The modular interactive computer-assisted surgery (modiCAS) project, settled in the Center for Sensor System (ZESS) at the University of Siegen, in Germany, is engaged to develop an integral solution for different surgical problems by the combination of a navigation system and a robot arm with hands-on capabilities. The robotic system may be thought of as a smart surgical tool that extends surgeon's ability to treat patients, giving him/her surgical assistant by working in cooperative fashion. However, a natural and seamless integration of robotic systems in the operating room is still a big challenge in robotic surgery. The interaction between surgeon and robotic system is a very important issue. Autonomous systems have lost acceptance in the surgical community because the surgeon wants to be in charge of the operation rather than acting only as an observer. In such autonomous procedures, human experience, intuition, reacting capability in front of unexpected situations are lost. Furthermore, assistance intends to improve the performance of the surgeon rather than delimitating or obstructing him/her. An alternative solution is to provide a cooperative system where benefits of both can be combined. In this context, the surgeon gain complete control over the operation by grabbing the tool mounted on the robot and commanding it with his/her own hands. But the fact that a robot is to be used in clinical applications and in direct contact with human beings, imposes some additional requirements in comparison with the well established robotics technology applied in the industry. The most obvious is safety. On the one hand, the surgeon must keep control of the surgical operation. On the other hand, the surgical robots must assure a correctly usage by the surgeon in order to guarantee patient safeness. Therefore, surgeon's freedom of action has to be partially limited so that forbidden regions become unattainable to prevent accidental injuries. For these reasons, a seamless and safety integration of the system within the operating room is considered a paramount issue for a successful assistance and represents an important requirement within the modiCAS project.
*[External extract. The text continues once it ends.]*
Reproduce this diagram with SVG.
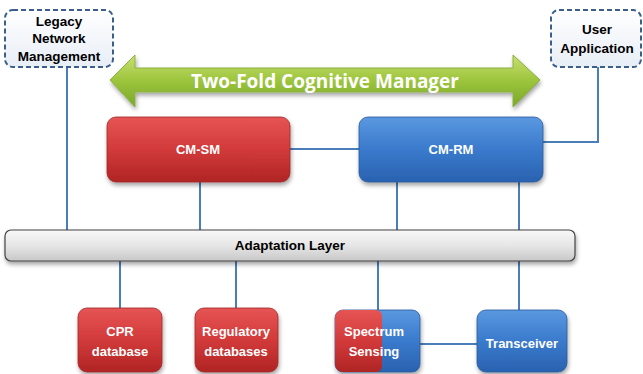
<svg xmlns="http://www.w3.org/2000/svg" width="643" height="374" viewBox="0 0 643 374">
<defs>
<linearGradient id="red" x1="0" y1="0" x2="0" y2="1"><stop offset="0" stop-color="#e65454"/><stop offset="0.5" stop-color="#d23a3a"/><stop offset="1" stop-color="#b02424"/></linearGradient>
<linearGradient id="blue" x1="0" y1="0" x2="0" y2="1"><stop offset="0" stop-color="#5a98e0"/><stop offset="0.5" stop-color="#3a7acc"/><stop offset="1" stop-color="#2a62b0"/></linearGradient>
<linearGradient id="grey" x1="0" y1="0" x2="0" y2="1"><stop offset="0" stop-color="#f8f8f8"/><stop offset="0.5" stop-color="#e6e6e6"/><stop offset="1" stop-color="#c8c8c8"/></linearGradient>
<linearGradient id="green" x1="0" y1="0" x2="0" y2="1"><stop offset="0" stop-color="#c8e070"/><stop offset="0.5" stop-color="#9cc43c"/><stop offset="1" stop-color="#7aa82a"/></linearGradient>
<linearGradient id="pale" x1="0" y1="0" x2="0" y2="1"><stop offset="0" stop-color="#ffffff"/><stop offset="1" stop-color="#e8eef6"/></linearGradient>
<filter id="sh" x="-10%" y="-10%" width="130%" height="140%"><feDropShadow dx="1" dy="3" stdDeviation="2" flood-color="#000" flood-opacity="0.35"/></filter>
<clipPath id="ssclip"><rect x="335" y="310" width="85" height="62" rx="8"/></clipPath>
</defs>
<style>
.t{font-family:"Liberation Sans",Arial,sans-serif;font-weight:bold;font-size:13px;text-anchor:middle;fill:#fff}
.d{font-family:"Liberation Sans",Arial,sans-serif;font-weight:bold;font-size:13.5px;text-anchor:middle;fill:#000}
.c{stroke:#4a7ebb;stroke-width:2;fill:none}
.dash{fill:url(#pale);stroke:#3b5f8a;stroke-width:2;stroke-dasharray:5 3}
.r{fill:url(#red);stroke:#a02828;stroke-width:0.8;filter:url(#sh)}
.b{fill:url(#blue);stroke:#2a5a9a;stroke-width:0.8;filter:url(#sh)}
</style>
<g id="connectors">
<path class="c" d="M67 68V231"/>
<path class="c" d="M598 65V142H543"/>
<path class="c" d="M290 149H359"/>
<path class="c" d="M200 182V231"/>
<path class="c" d="M397 182V231"/>
<path class="c" d="M519 182V231"/>
<path class="c" d="M120 261V310"/>
<path class="c" d="M236 261V310"/>
<path class="c" d="M378 261V312"/>
<path class="c" d="M519 261V312"/>
<path class="c" d="M420 344H477"/>
</g>
<g id="legacy">
<rect class="dash" x="5" y="10" width="108" height="57" rx="8"/>
<text class="d" x="59" y="26">Legacy</text>
<text class="d" x="59" y="43">Network</text>
<text class="d" x="59" y="61">Management</text>
</g>
<g id="user">
<rect class="dash" x="551" y="10" width="90" height="57" rx="8"/>
<text class="d" x="597" y="34" font-size="14.5">User</text>
<text class="d" x="597" y="53" font-size="14.5">Application</text>
</g>
<g id="manager">
<path d="M110 80L135 55V68H513V55L540 80L513 107V92H135V107Z" fill="url(#green)" stroke="#8cb040" stroke-width="1" filter="url(#sh)"/>
<text x="325" y="88" font-family="'Open Sans','Liberation Sans',sans-serif" font-weight="bold" font-size="19" fill="#fff" text-anchor="middle">Two-Fold Cognitive Manager</text>
</g>
<g id="cmsm">
<rect class="r" x="107" y="117" width="183" height="65" rx="9"/>
<text class="t" x="198" y="154">CM-SM</text>
</g>
<g id="cmrm">
<rect class="b" x="359" y="117" width="184" height="65" rx="9"/>
<text class="t" x="451" y="154">CM-RM</text>
</g>
<g id="adaptation">
<rect x="5" y="230" width="570" height="31" rx="6" fill="url(#grey)" stroke="#444" stroke-width="1.2" filter="url(#sh)"/>
<text class="d" x="290" y="250" font-size="13">Adaptation Layer</text>
</g>
<g id="cpr">
<rect class="r" x="78" y="308" width="84" height="64" rx="9"/>
<text class="t" x="120" y="336">CPR</text>
<text class="t" x="120" y="356">database</text>
</g>
<g id="regulatory">
<rect class="r" x="195" y="308" width="83" height="64" rx="9"/>
<text class="t" x="236" y="336">Regulatory</text>
<text class="t" x="236" y="356">databases</text>
</g>
<g id="spectrum">
<rect class="b" x="335" y="310" width="85" height="62" rx="8"/>
<rect x="335" y="310" width="47" height="62" rx="6" fill="url(#red)" clip-path="url(#ssclip)"/>
<text class="t" x="374" y="336">Spectrum</text>
<text class="t" x="374" y="356">Sensing</text>
</g>
<g id="transceiver">
<rect class="b" x="477" y="310" width="90" height="62" rx="9"/>
<text class="t" x="522" y="348">Transceiver</text>
</g>
</svg>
The first contribution of this work is a proposal of software framework architecture for the modiCAS system able to support medical interventions in several surgical disciplines. A modular structure, together with a strategic distribution of the modules, provides flexibility for the adaptation of a common basic hardware platform to different applications.
Secondly, concerning the cooperative capabilities of the modiCAS system, the issue of mishandling is avoided with the introduction of virtual constraints, here called virtual fixtures, which help guiding the tool within certain predefined permitted directions. The combination of these preferred directions permits different kinds of virtual constraints, which may be one dimensional (lines), two dimensional (planes), three dimensions (tubes, cones, etc.) or even more complex trajectories (by means of parametric functions).
A particularly issue to be considered when thinking about cooperative manipulation of a robotic arm is the presence of singular configurations. In the neighborhood and at singular configurations an exact solution of the robot inverse kinematic becomes ill conditioned. Consequently, unfeasible joint velocities may be produced which yields into acute behavior of the robotic system. During virtual constrained cooperative operation, high velocities and position deviations are unacceptable. Therefore, another important objective of this work is to assure that such cooperative guidance is robust and accurate even in the presence of such singular robot configurations.